Your task is to count the lines of the entries below that include the word "matplotlib" and to give only the resulting number.

=== Data supplied ===

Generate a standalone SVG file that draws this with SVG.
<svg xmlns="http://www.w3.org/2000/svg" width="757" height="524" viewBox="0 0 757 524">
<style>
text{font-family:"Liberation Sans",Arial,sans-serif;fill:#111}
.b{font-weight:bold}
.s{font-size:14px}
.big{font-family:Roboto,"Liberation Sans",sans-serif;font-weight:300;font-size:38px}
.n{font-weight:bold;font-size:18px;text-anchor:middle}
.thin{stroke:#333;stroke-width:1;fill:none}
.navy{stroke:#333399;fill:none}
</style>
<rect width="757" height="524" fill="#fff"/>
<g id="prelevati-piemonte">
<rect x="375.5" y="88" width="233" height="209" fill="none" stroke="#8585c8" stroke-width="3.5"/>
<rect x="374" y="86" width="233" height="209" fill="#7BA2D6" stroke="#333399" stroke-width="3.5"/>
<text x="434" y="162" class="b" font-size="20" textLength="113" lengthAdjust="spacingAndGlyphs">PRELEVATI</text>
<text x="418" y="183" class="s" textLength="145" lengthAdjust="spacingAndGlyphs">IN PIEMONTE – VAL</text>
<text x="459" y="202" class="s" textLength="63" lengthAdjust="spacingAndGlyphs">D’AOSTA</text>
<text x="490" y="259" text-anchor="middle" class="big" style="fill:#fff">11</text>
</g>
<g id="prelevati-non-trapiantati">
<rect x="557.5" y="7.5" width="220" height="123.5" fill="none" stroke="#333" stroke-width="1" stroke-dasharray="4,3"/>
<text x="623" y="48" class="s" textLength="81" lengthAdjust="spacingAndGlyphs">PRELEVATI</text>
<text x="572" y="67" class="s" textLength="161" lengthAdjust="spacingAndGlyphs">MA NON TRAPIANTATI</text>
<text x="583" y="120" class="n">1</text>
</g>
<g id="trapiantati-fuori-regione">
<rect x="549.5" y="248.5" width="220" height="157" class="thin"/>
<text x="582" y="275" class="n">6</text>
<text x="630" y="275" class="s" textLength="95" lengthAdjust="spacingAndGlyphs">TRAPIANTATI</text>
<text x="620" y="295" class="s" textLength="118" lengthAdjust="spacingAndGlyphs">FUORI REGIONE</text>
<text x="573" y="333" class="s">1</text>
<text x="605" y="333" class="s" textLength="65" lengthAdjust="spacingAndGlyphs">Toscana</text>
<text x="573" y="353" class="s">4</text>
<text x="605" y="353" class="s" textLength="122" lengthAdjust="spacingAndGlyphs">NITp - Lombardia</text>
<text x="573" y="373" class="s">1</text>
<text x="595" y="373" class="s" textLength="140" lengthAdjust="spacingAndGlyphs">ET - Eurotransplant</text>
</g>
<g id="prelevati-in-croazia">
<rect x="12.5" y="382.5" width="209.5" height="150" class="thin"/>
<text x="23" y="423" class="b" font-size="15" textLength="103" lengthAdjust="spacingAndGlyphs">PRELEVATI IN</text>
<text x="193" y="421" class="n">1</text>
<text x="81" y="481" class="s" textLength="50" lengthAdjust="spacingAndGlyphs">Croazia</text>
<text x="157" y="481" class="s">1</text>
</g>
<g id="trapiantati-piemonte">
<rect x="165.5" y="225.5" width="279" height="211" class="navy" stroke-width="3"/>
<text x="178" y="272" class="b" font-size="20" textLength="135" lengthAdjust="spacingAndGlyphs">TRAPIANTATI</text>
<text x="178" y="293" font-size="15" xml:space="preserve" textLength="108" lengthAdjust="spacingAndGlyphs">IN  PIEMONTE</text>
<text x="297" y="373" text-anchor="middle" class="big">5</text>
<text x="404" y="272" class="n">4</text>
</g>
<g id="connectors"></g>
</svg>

===
=== Data supplied ===

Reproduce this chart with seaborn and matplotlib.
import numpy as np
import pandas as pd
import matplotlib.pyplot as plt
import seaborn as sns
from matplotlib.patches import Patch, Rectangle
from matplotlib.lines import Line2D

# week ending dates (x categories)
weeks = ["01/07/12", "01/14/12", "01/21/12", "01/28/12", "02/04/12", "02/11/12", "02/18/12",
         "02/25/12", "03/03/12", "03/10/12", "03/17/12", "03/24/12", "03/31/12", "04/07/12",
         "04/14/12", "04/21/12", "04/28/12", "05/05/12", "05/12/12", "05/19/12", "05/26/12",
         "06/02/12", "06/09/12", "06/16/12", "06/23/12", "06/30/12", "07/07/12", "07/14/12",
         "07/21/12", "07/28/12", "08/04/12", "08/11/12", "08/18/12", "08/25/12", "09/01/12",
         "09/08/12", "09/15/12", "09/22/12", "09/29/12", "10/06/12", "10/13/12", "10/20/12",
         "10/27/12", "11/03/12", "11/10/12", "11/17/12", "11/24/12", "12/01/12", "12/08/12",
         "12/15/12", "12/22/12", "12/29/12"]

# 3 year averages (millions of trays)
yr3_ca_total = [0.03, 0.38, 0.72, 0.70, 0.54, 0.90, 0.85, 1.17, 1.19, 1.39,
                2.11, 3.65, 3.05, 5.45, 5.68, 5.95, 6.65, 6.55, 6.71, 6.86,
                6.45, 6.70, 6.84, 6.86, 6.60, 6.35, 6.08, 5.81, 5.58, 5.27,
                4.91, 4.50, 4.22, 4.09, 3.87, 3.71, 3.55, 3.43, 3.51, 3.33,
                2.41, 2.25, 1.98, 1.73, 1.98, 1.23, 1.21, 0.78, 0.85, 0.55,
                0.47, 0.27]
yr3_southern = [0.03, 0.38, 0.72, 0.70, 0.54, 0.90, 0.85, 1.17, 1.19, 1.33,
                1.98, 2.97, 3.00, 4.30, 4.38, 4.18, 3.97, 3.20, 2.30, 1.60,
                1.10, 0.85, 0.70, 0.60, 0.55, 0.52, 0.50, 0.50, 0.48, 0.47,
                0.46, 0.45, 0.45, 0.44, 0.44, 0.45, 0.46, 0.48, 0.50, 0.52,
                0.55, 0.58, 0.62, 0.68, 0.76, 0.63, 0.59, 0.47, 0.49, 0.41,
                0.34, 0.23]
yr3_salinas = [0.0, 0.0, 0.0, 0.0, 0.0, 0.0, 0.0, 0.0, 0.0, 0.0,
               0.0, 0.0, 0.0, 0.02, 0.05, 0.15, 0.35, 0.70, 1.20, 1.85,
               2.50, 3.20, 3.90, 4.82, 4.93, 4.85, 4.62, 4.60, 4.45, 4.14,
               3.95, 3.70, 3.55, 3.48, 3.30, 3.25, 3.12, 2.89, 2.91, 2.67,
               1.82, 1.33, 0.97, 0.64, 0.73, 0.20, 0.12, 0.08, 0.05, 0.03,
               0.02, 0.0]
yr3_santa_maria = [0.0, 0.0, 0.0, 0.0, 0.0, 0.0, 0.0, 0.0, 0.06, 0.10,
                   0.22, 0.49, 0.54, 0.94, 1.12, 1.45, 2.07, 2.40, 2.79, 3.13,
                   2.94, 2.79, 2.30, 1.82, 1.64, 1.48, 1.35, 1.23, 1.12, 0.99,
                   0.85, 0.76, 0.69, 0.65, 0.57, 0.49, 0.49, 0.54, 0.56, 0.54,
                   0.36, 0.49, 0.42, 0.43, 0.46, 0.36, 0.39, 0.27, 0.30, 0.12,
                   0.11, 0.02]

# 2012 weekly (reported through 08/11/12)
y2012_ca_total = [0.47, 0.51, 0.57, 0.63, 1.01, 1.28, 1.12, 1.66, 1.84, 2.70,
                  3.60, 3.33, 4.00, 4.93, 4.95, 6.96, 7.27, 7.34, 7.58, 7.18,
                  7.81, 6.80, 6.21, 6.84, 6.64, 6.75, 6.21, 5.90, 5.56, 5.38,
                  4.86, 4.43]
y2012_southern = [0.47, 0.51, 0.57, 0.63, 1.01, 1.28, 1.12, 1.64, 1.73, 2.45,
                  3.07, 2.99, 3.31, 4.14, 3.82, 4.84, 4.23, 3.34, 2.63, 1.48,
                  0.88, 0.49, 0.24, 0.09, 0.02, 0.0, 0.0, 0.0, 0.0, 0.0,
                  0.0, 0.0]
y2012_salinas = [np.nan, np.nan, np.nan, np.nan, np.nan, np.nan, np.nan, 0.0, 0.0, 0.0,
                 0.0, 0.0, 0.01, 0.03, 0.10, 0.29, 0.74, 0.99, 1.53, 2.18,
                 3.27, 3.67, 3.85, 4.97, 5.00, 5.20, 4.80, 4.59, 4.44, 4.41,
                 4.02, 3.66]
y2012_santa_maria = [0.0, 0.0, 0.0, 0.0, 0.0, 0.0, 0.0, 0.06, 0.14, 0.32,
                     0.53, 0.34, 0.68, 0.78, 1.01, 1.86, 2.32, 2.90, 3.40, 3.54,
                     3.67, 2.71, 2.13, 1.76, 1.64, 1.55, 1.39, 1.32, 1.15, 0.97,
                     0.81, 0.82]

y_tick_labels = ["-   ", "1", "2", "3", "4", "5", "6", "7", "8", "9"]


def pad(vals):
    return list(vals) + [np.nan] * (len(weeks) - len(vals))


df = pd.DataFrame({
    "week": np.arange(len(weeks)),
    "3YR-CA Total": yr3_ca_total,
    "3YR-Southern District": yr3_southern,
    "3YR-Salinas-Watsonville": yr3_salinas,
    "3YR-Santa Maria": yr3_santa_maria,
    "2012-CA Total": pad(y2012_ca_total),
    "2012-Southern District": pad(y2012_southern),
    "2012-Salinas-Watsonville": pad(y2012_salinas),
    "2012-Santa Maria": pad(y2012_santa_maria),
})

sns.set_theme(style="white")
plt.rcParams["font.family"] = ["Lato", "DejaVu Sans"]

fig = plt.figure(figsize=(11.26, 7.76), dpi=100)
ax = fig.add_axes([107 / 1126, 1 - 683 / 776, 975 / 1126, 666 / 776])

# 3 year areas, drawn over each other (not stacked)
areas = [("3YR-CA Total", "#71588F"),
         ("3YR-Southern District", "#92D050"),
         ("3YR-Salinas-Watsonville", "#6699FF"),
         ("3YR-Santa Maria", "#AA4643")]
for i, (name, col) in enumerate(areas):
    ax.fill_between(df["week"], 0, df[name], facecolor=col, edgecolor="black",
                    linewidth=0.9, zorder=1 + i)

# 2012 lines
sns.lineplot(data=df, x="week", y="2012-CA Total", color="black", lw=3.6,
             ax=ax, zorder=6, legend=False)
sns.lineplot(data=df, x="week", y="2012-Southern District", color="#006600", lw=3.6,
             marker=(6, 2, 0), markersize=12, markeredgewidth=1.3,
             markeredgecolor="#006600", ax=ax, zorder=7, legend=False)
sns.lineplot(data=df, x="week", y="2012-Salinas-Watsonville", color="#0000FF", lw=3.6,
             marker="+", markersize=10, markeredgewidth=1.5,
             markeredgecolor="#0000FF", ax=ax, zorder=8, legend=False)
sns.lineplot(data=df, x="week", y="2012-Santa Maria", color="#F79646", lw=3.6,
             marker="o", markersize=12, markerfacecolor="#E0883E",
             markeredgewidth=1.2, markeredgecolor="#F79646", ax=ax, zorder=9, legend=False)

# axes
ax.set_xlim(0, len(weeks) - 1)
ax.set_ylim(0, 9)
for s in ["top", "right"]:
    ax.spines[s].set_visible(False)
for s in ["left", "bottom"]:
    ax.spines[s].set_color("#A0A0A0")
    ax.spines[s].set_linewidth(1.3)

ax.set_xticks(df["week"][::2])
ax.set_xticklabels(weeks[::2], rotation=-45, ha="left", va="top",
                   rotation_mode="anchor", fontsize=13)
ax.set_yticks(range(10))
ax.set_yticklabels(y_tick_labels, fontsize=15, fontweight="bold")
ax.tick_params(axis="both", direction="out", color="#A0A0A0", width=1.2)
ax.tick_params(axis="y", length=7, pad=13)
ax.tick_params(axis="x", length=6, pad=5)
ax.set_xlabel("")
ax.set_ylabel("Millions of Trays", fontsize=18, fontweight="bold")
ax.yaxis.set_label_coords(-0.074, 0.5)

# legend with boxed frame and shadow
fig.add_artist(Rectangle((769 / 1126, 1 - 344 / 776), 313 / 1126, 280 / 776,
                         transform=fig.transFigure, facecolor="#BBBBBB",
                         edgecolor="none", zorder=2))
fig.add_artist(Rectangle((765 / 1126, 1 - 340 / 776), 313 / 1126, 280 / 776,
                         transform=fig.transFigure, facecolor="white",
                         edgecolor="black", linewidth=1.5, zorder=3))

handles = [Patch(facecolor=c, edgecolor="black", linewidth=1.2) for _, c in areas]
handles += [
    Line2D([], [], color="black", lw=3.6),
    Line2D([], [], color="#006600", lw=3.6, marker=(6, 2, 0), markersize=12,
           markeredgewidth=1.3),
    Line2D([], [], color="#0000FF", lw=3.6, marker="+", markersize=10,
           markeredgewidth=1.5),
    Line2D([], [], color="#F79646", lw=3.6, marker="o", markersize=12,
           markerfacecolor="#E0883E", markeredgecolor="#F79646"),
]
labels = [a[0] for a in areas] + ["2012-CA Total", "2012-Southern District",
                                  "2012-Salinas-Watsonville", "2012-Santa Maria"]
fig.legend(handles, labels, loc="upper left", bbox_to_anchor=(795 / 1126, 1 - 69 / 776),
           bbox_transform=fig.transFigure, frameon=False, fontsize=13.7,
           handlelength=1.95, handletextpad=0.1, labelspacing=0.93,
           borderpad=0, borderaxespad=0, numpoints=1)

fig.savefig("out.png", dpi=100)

===

● **Written solution**: 4